WRITTEN TASK :: Only the lines from the one with "Output the component" to the one with "Chart.register(...registerables);", both included, should be output, without any images.

-- SUPPLIED DATA start --

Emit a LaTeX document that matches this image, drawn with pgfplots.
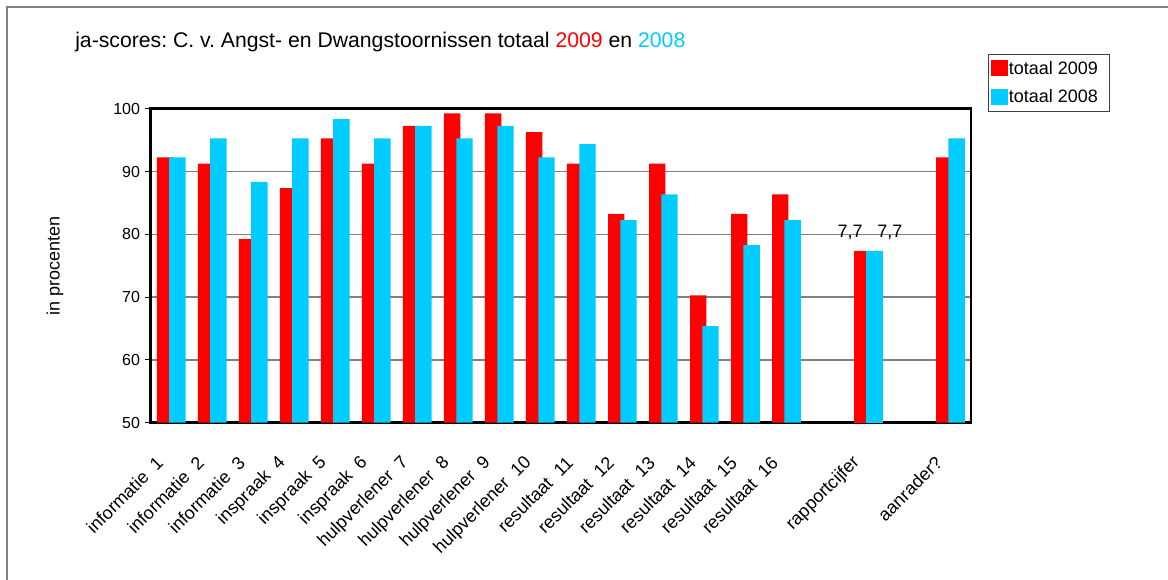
\documentclass[border=0pt]{standalone}
\usepackage{fontspec}
\setmainfont{Liberation Sans}
\usepackage{pgfplots}
\pgfplotsset{compat=1.18}
\definecolor{barred}{RGB}{255,0,0}
\definecolor{barcyan}{RGB}{0,204,255}
\definecolor{gridgray}{RGB}{128,128,128}
\frenchspacing
\begin{document}
\begin{tikzpicture}[x=0.75pt,y=0.75pt]
\path[use as bounding box] (0,0) rectangle (1168,579);
\draw[gridgray, line width=1.5pt] (7,-5) -- (7,571.5) -- (1175,571.5);
\node[anchor=base west, inner sep=0pt, font=\fontsize{15.9}{18}\selectfont] at (75,531)
  {ja-scores: C. v. Angst- en Dwangstoornissen totaal \textcolor{barred}{2009} en \textcolor{barcyan}{2008}};
\node[rotate=90, anchor=center, inner sep=0pt, font=\fontsize{13.5}{16}\selectfont] at (55,313) {in procenten};
\begin{axis}[
  at={(113.025pt,117.225pt)}, anchor=south west,
  scale only axis, width=615.2pt, height=235.3pt,
  xmin=-0.5, xmax=19.5, ymin=50, ymax=100,
  ytick={50,60,...,100}, ytick pos=left,
  /pgf/number format/assume math mode=true,
  ymajorgrids, grid style={gridgray, line width=1.1pt},
  axis line style={line width=2.2pt},
  tick align=outside, major tick length=4.5pt,
  ytick style={black, line width=0.75pt},
  xtick={0,...,19},
  xticklabels={informatie~~1,informatie~~2,informatie~~3,inspraak~~4,inspraak~~5,inspraak~~6,hulpverlener~~7,hulpverlener~~8,hulpverlener~~9,hulpverlener~~10,resultaat~~11,resultaat~~12,resultaat~~13,resultaat~~14,resultaat~~15,resultaat~~16,{},rapportcijfer,{},aanrader?},
  xtick style={draw=none},
  xticklabel style={xshift=-8.6pt, yshift=-23.25pt, rotate=45, anchor=east, inner sep=0pt, font=\fontsize{13.5}{16}\selectfont},
  yticklabel style={font=\fontsize{12}{14}\selectfont},
  ybar, bar width=0.4,
  legend style={at={(rel axis cs:1.0204,1.1753)}, anchor=north west, draw=black!75, line width=0.75pt,
    font=\fontsize{13.5}{16}\selectfont, inner xsep=2pt, inner ysep=4.5pt, row sep=8.25pt,
    nodes={inner sep=0.75pt}},
  legend cell align=left,
  legend image code/.code={\fill[#1] (0pt,-5.5pt) rectangle (12.75pt,6.5pt);},
]
\addplot[fill=barred, draw=none, bar shift=-0.15] coordinates {
(0,92.3)(1,91.3)(2,79.3)(3,87.4)(4,95.3)(5,91.3)(6,97.3)(7,99.3)(8,99.3)(9,96.3)
(10,91.3)(11,83.3)(12,91.3)(13,70.3)(14,83.3)(15,86.4)(17,77.4)(19,92.3)};
\addlegendentry{totaal 2009\kern6pt}
\addplot[fill=barcyan, draw=none, bar shift=0.15] coordinates {
(0,92.3)(1,95.3)(2,88.4)(3,95.3)(4,98.4)(5,95.3)(6,97.3)(7,95.3)(8,97.3)(9,92.3)
(10,94.4)(11,82.3)(12,86.4)(13,65.4)(14,78.3)(15,82.3)(17,77.4)(19,95.3)};
\addlegendentry{totaal 2008\kern6pt}
\addplot[fill=barred, draw=none, bar shift=-0.15, forget plot,
  nodes near coords={7{,}7},
  every node near coord/.append style={anchor=base, inner sep=0pt, xshift=-9.2pt, yshift=9.75pt, text=black, font=\fontsize{13.5}{16}\selectfont}]
  coordinates {(17,77.4)};
\addplot[fill=barcyan, draw=none, bar shift=0.15, forget plot,
  nodes near coords={7{,}7},
  every node near coord/.append style={anchor=base, inner sep=0pt, xshift=11.5pt, yshift=9.75pt, text=black, font=\fontsize{13.5}{16}\selectfont}]
  coordinates {(17,77.4)};
\pgfplotsinvokeforeach{-0.5,0.5,...,19.5}{\draw[black, line width=0.75pt] (axis cs:#1,50) -- ([yshift=-4.5pt]axis cs:#1,50);}
\end{axis}
\end{tikzpicture}
\end{document}
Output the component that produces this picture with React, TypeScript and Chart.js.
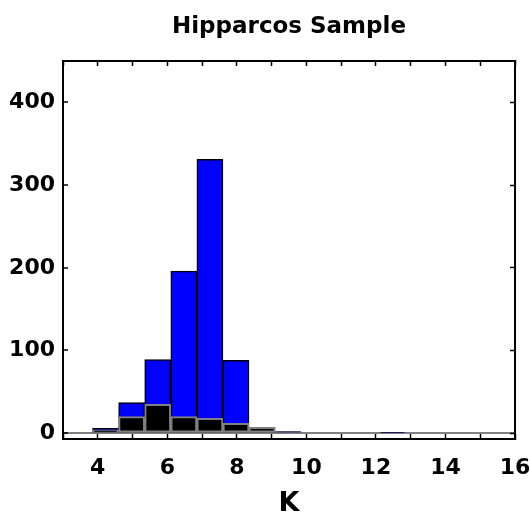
import React, { useEffect, useRef } from 'react';
import { Chart, registerables } from 'chart.js';

Chart.register(...registerables);

// ---- data ----
const binCenters = [4.225, 4.975, 5.725, 6.475, 7.225, 7.975, 8.725, 9.475, 10.225, 10.975, 11.725, 12.475, 13.225, 13.975, 14.725, 15.475];
const allStarCounts = [6, 37, 89, 196, 331, 88, 7, 2, 0, 0, 0, 1, 0, 0, 0, 0];
const subSampleCounts = [4, 20, 35, 20, 18, 12, 7, 2, 0, 0, 0, 1, 0, 0, 0, 0];
const xTickLabels = [4, 6, 8, 10, 12, 14, 16];
const yTickLabels = [0, 100, 200, 300, 400];
const chartTitle = 'Hipparcos Sample';
const xAxisTitle = 'K';

const FONT = "'DejaVu Sans', sans-serif";

const titlePlugin = {
  id: 'mainTitle',
  afterDraw(chart: any) {
    const { ctx, chartArea } = chart;
    ctx.save();
    ctx.font = `bold 23px ${FONT}`;
    ctx.fillStyle = '#000';
    ctx.textAlign = 'center';
    ctx.textBaseline = 'alphabetic';
    ctx.fillText(chartTitle, (chartArea.left + chartArea.right) / 2, 33);
    ctx.restore();
  },
};

export default function App() {
  const ref = useRef<HTMLCanvasElement | null>(null);

  useEffect(() => {
    if (!ref.current) return;
    const tickFont = { family: FONT, size: 22, weight: 'bold' as const };
    const frame = { color: '#000', width: 2 };
    const tickGrid = { offset: false, drawOnChartArea: false, tickLength: -5, tickColor: '#000', tickWidth: 1.5 };

    const chart = new Chart(ref.current, {
      type: 'bar',
      data: {
        datasets: [
          {
            label: 'Subsample',
            data: binCenters.map((x, i) => ({ x, y: subSampleCounts[i] })),
            backgroundColor: '#000000',
            borderColor: '#808080',
            borderWidth: 2,
            borderSkipped: false,
            grouped: false,
            order: 0,
            barPercentage: 1,
            categoryPercentage: 1,
          },
          {
            label: 'All',
            data: binCenters.map((x, i) => ({ x, y: allStarCounts[i] })),
            backgroundColor: '#0000ff',
            borderColor: '#000000',
            borderWidth: 1.5,
            borderSkipped: false,
            grouped: false,
            order: 1,
            barPercentage: 1,
            categoryPercentage: 1,
          },
        ] as any,
      },
      options: {
        animation: false,
        responsive: false,
        devicePixelRatio: 1,
        layout: { padding: { top: 61, right: 15, left: 0, bottom: 0 } },
        plugins: {
          legend: { display: false },
          tooltip: { enabled: false },
          title: { display: false },
        },
        scales: {
          x: {
            type: 'linear',
            position: 'bottom',
            offset: false,
            min: 3,
            max: 16,
            ticks: {
              stepSize: 1,
              autoSkip: false,
              maxRotation: 0,
              padding: 21,
              color: '#000',
              font: tickFont,
              callback: (v: any) => (xTickLabels.includes(Number(v)) ? String(v) : ''),
            },
            grid: tickGrid,
            border: frame,
            title: {
              display: true,
              text: xAxisTitle,
              color: '#000',
              font: { family: FONT, size: 27, weight: 'bold', lineHeight: 1 },
              padding: { top: 0, bottom: -2 },
            },
            afterFit: (s: any) => {
              s.height = 76;
              s.paddingLeft = 0;
              s.paddingRight = 0;
            },
          },
          x2: {
            type: 'linear',
            position: 'top',
            offset: false,
            min: 3,
            max: 16,
            ticks: { display: false, stepSize: 1 },
            grid: tickGrid,
            border: frame,
            afterFit: (s: any) => {
              s.height = 0;
              s.paddingLeft = 0;
              s.paddingRight = 0;
            },
          },
          y: {
            type: 'linear',
            position: 'left',
            min: -7,
            max: 450,
            ticks: {
              stepSize: 100,
              includeBounds: false,
              padding: 13,
              color: '#000',
              font: tickFont,
              callback: (v: any) => (yTickLabels.includes(Number(v)) ? String(v) : ''),
            },
            grid: {
              drawOnChartArea: true,
              color: (c: any) => (c.tick && c.tick.value === 0 ? '#808080' : 'rgba(0,0,0,0)'),
              lineWidth: 2,
              tickLength: -5,
              tickColor: '#000',
              tickWidth: 1.5,
            },
            border: frame,
            afterFit: (s: any) => {
              s.width = 63;
              s.paddingTop = 0;
              s.paddingBottom = 0;
            },
          },
          y2: {
            type: 'linear',
            position: 'right',
            min: -7,
            max: 450,
            ticks: { display: false, stepSize: 100, includeBounds: false },
            grid: tickGrid,
            border: frame,
            afterFit: (s: any) => {
              s.width = 0;
              s.paddingTop = 0;
              s.paddingBottom = 0;
            },
          },
        } as any,
      },
      plugins: [titlePlugin],
    });
    return () => chart.destroy();
  }, []);

  return (
    <div style={{ position: 'absolute', left: 0, top: 0, width: 530, height: 515, background: '#fff' }}>
      <canvas ref={ref} width={530} height={515} style={{ display: 'block', width: 530, height: 515 }} />
    </div>
  );
}
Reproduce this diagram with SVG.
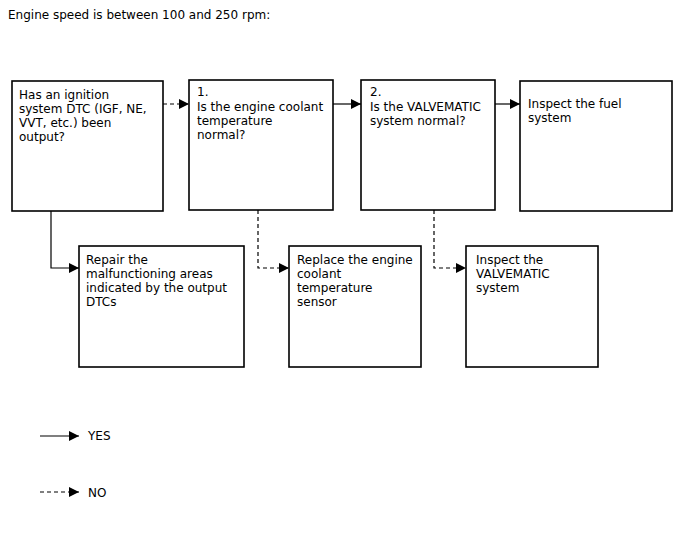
<svg xmlns="http://www.w3.org/2000/svg" width="688" height="560" viewBox="0 0 688 560">
<style>
text{font-family:"DejaVu Sans",sans-serif;font-size:12px;fill:#000}
.box{fill:#fff;stroke:#000;stroke-width:1.6}
.yes{fill:none;stroke:#000;stroke-width:1.2}
.no{fill:none;stroke:#000;stroke-width:1.2;stroke-dasharray:4 3}
</style>
<defs>
<marker id="ah" markerWidth="10" markerHeight="10" refX="10" refY="5" orient="auto" markerUnits="userSpaceOnUse">
<path d="M0,0 L10,5 L0,10 Z" fill="#000"/>
</marker>
</defs>
<rect width="688" height="560" fill="#fff"/>
<text x="8" y="19">Engine speed is between 100 and 250 rpm:</text>
<g id="n1"><rect class="box" x="12" y="81" width="151" height="130"/>
<text x="19" y="99">Has an ignition</text><text x="19" y="113">system DTC (IGF, NE,</text><text x="19" y="127">VVT, etc.) been</text><text x="19" y="141">output?</text></g>
<g id="n2"><rect class="box" x="189" y="80" width="144" height="130"/>
<text x="197" y="96">1.</text><text x="197" y="111">Is the engine coolant</text><text x="197" y="125">temperature</text><text x="197" y="139">normal?</text></g>
<g id="n3"><rect class="box" x="361" y="80" width="134" height="130"/>
<text x="370" y="96">2.</text><text x="370" y="111">Is the VALVEMATIC</text><text x="370" y="125">system normal?</text></g>
<g id="n4"><rect class="box" x="520" y="81" width="152" height="130"/>
<text x="528" y="108">Inspect the fuel</text><text x="528" y="122">system</text></g>
<g id="n5"><rect class="box" x="79" y="246" width="165" height="121"/>
<text x="86" y="264">Repair the</text><text x="86" y="278">malfunctioning areas</text><text x="86" y="292">indicated by the output</text><text x="86" y="306">DTCs</text></g>
<g id="n6"><rect class="box" x="289" y="246" width="132" height="121"/>
<text x="297" y="264">Replace the engine</text><text x="297" y="278">coolant</text><text x="297" y="292">temperature</text><text x="297" y="306">sensor</text></g>
<g id="n7"><rect class="box" x="466" y="246" width="132" height="121"/>
<text x="476" y="264">Inspect the</text><text x="476" y="278">VALVEMATIC</text><text x="476" y="292">system</text></g>
<g id="connectors">
<path class="no" d="M163,104 H189" marker-end="url(#ah)"/>
<path class="yes" d="M333,104 H361" marker-end="url(#ah)"/>
<path class="yes" d="M495,104 H520" marker-end="url(#ah)"/>
<path class="yes" d="M51,211 V268 H79" marker-end="url(#ah)"/>
<path class="no" d="M258,210 V268 H289" marker-end="url(#ah)"/>
<path class="no" d="M434,210 V268 H466" marker-end="url(#ah)"/>
</g>
<g id="legend">
<path class="yes" d="M40,436 H79" marker-end="url(#ah)"/>
<text x="88" y="440">YES</text>
<path class="no" d="M40,492 H79" marker-end="url(#ah)"/>
<text x="88" y="497">NO</text>
</g>
</svg>
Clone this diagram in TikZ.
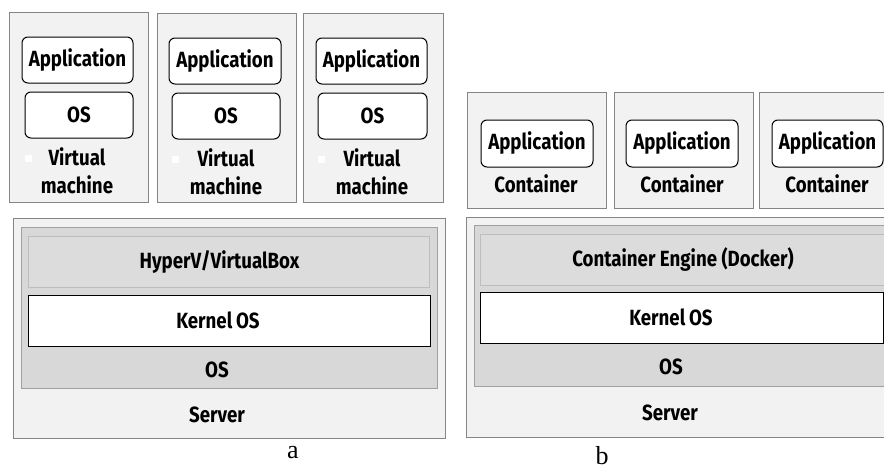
\documentclass[tikz,border=0pt]{standalone}
\usepackage{fontspec}
\setmainfont{Fira Sans}[FakeStretch=0.85]
\newfontfamily\capfont{Liberation Serif}
\usetikzlibrary{positioning}
\definecolor{boxfill}{HTML}{F2F2F2}
\definecolor{boxline}{HTML}{858585}
\definecolor{layerfill}{HTML}{D8D8D8}
\definecolor{layerline}{HTML}{A0A0A0}
\definecolor{hostfill}{HTML}{DCDCDC}
\definecolor{hostline}{HTML}{BDBDBD}

\begin{document}
\begin{tikzpicture}[
    x=1pt, y=-1pt,
    vmbox/.style={rectangle, draw=boxline, fill=boxfill, line width=1pt, inner sep=0pt},
    appbox/.style={rectangle, draw=black, fill=white, rounded corners=6pt, line width=1pt,
        inner sep=0pt, font=\bfseries\fontsize{22}{24}\selectfont},
    oslayer/.style={rectangle, draw=layerline, fill=layerfill, line width=1pt, inner sep=0pt},
    hostbox/.style={rectangle, draw=hostline, fill=hostfill, line width=1pt, inner sep=0pt},
    kernelbox/.style={rectangle, draw=black, fill=white, line width=1pt, inner sep=0pt},
    dot/.style={rectangle, fill=white!96!boxfill, minimum size=7pt, inner sep=0pt},
    lbl/.style={font=\bfseries\fontsize{22}{28}\selectfont, align=center, inner sep=0pt},
    caption/.style={font=\capfont\fontsize{26}{28}\selectfont, inner sep=0pt}
]
\useasboundingbox (0,0) rectangle (884,469);

% Virtual machines
\node[vmbox, minimum width=139pt, minimum height=190pt] (vm1) at (78.5,107) {};
\node[vmbox, minimum width=139pt, minimum height=189pt] (vm2) at (226.5,107.5) {};
\node[vmbox, minimum width=140pt, minimum height=189pt] (vm3) at (373,107.5) {};

\node[appbox, minimum width=111pt, minimum height=46pt] (app1) at (77.5,60) {Application};
\node[appbox, minimum width=108pt, minimum height=46pt] (guest1) at (79,115) {OS};
\node[appbox, minimum width=112pt, minimum height=46pt] (app2) at (225,61) {Application};
\node[appbox, minimum width=108pt, minimum height=46pt] (guest2) at (226,116) {OS};
\node[appbox, minimum width=111pt, minimum height=46pt] (app3) at (371.5,61) {Application};
\node[appbox, minimum width=109pt, minimum height=46pt] (guest3) at (372.5,116) {OS};

\node[dot] (dot1) at (28.5,158) {};
\node[dot] (dot2) at (175,159) {};
\node[dot] (dot3) at (321,159) {};
\node[lbl] (vmlbl1) at (77,171) {Virtual\\machine};
\node[lbl] (vmlbl2) at (226,172) {Virtual\\machine};
\node[lbl] (vmlbl3) at (372,172) {Virtual\\machine};

% Containers
\node[vmbox, minimum width=139pt, minimum height=116pt] (ct1) at (536.5,150) {};
\node[vmbox, minimum width=139pt, minimum height=116pt] (ct2) at (683.5,150) {};
\node[vmbox, minimum width=139pt, minimum height=116pt] (ct3) at (828.5,150) {};

\node[appbox, minimum width=112pt, minimum height=47pt] (capp1) at (537,143.5) {Application};
\node[appbox, minimum width=112pt, minimum height=47pt] (capp2) at (682,143.5) {Application};
\node[appbox, minimum width=111pt, minimum height=47pt] (capp3) at (827.5,143.5) {Application};

\node[lbl] (ctlbl1) at (536,184) {Container};
\node[lbl] (ctlbl2) at (682,184) {Container};
\node[lbl] (ctlbl3) at (827,184) {Container};

% Server a
\node[vmbox, minimum width=432pt, minimum height=220pt] (srva) at (229,328) {};
\node[oslayer, minimum width=416pt, minimum height=161pt] (hosta) at (229,307.5) {};
\node[hostbox, minimum width=401pt, minimum height=51pt] (hyper) at (228.5,261.5) {};
\node[kernelbox, minimum width=402pt, minimum height=51pt] (kerna) at (229,320.5) {};
\node[lbl] (hyperlbl) at ([xshift=-9pt]hyper.center) {HyperV/VirtualBox};
\node[lbl] (kernalbl) at ([xshift=-11pt]kerna.center) {Kernel\,OS};
\node[lbl] (hostalbl) at (217,370) {OS};
\node[lbl] (srvalbl) at (217,415) {Server};

% Server b
\node[vmbox, minimum width=432pt, minimum height=220pt] (srvb) at (682,327) {};
\node[oslayer, minimum width=416pt, minimum height=161pt] (hostb) at (682,305.5) {};
\node[hostbox, minimum width=404pt, minimum height=51pt] (engine) at (682,259.5) {};
\node[kernelbox, minimum width=403pt, minimum height=51pt] (kernb) at (681.5,317.5) {};
\node[lbl] (enginelbl) at (683,259.5) {Container Engine (Docker)};
\node[lbl] (kernblbl) at (671,317.5) {Kernel\,OS};
\node[lbl] (hostblbl) at (671,367) {OS};
\node[lbl] (srvblbl) at (670,413) {Server};

% Captions
\node[caption] (capa) at (293,453) {a};
\node[caption] (capb) at (602,456) {b};

\end{tikzpicture}
\end{document}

-- SUPPLIED DATA end --

ANSWER FOR THE TASK ::
Output the component that produces this picture with React, TypeScript and Chart.js.
import React, { useEffect, useRef } from 'react';
import { Chart, registerables } from 'chart.js';

Chart.register(...registerables);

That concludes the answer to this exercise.